# Bees Knees



## Leanne Deerain (9/9/06)

Hi My name is Leanne Deerain and I am wondering if anyone has any good Honey Beer Receipes that they can pass onto me. Remember I am still learning a lot with Home Brewing.

Regards
Leanne :beer:


----------



## razz (9/9/06)

Evening LD, click on the recipe section at the top of the page, there are a couple of honey recipes.


----------



## Leanne Deerain (10/9/06)

Thanks Razz, I will have a look at that. Do you have any good recipes for fruity or Indian Style Beers.

Regards
Leanne


----------



## pint of lager (10/9/06)

Brewing a Bees Knees style beer is often high on the list of recipes to try out. Discussions about recipes pop up regularly. 

Try doing a search on the word knees, and you will find a range of discussions about recipes. There will be some all grain recipes, but most will be kit recipes.

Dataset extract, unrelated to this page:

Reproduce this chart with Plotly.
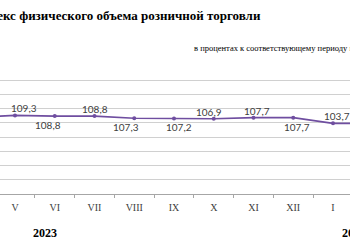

You may need to narrow down your quest for fruity recipes. Try doing a search on just one fruit. Strawberries would be a good starting off point.


----------



## AndrewQLD (10/9/06)

Leanne Deerain said:


> Thanks Razz, I will have a look at that. Do you have any good recipes for fruity or Indian Style Beers.
> 
> Regards
> Leanne




Leanne,
Are you refering to english ales in your above post or beers with fruit in them? The indian style beers, do you mean IPAs, India Pale ales?
A little more info will steer us in the right direction.

Cheers
Andrew


----------



## Brownie (10/9/06)

Leanne,

Search here at AHB or Grumpys for "Honey", there are a number of different suggestions.

Brownie


----------



## Brewtus (10/9/06)

I you want something easy try adding 300ml of good honey to 'Cascade Spicey Ghost Ale' mix. You need to pasturize the honey (70 Deg C for at least 15 min) to kill the wild yeast and bateria in the honey.
Try this link for more info....
http://www.honey.com/downloads/beer.pdf


----------



## Ducatiboy stu (10/9/06)

_[/b] Try doing a search on the word knees, and you will find a range of discussions _ 

Thats what we do when we beg for more equipment h34r:


----------



## Leanne Deerain (17/9/06)

AndrewQLD said:


> Leanne Deerain said:
> 
> 
> > Thanks Razz, I will have a look at that. Do you have any good recipes for fruity or Indian Style Beers.
> ...




Andrew I am referring to beers with a hint of fruity flavour in them and the Indian Style beers I mean is any actual Indian Beers with Indian Spices that is possibly on the market today so I can buy them and if I like them try and make them.

Regards
Leanne :beer:


----------



## Leanne Deerain (17/9/06)

Brownie said:


> Leanne,
> 
> Search here at AHB or Grumpys for "Honey", there are a number of different suggestions.
> 
> Brownie




Thanks Brownie I will do that very much appreciated.

Regards
Leanne :beer:


----------



## Leanne Deerain (17/9/06)

Brewtus said:


> I you want something easy try adding 300ml of good honey to 'Cascade Spicey Ghost Ale' mix. You need to pasturize the honey (70 Deg C for at least 15 min) to kill the wild yeast and bateria in the honey.
> Try this link for more info....
> http://www.honey.com/downloads/beer.pdf




Brewtus thanks for the receipe will have a go at this one day. I have found a couple of others and have put them down and will let you know how they come out in a couple of months. Thanks for the link it was very interesting reading.

Regards
Leanne :beer:


----------



## Leanne Deerain (17/9/06)

Ducatiboy stu said:


> _[/b] Try doing a search on the word knees, and you will find a range of discussions _
> 
> Thats what we do when we beg for more equipment h34r:




Ducatiboy stu

I will do a search with the word knees in it and see how I go. 

Many thanks
Leanne :beer:


----------



## Leanne Deerain (17/9/06)

pint of lager said:


> Brewing a Bees Knees style beer is often high on the list of recipes to try out. Discussions about recipes pop up regularly.
> 
> Try doing a search on the word knees, and you will find a range of discussions about recipes. There will be some all grain recipes, but most will be kit recipes.
> 
> You may need to narrow down your quest for fruity recipes. Try doing a search on just one fruit. Strawberries would be a good starting off point.




Pint of lager thanks for your advice also, I will have a look under the word knees also.

Regards
Leanne :beer:


----------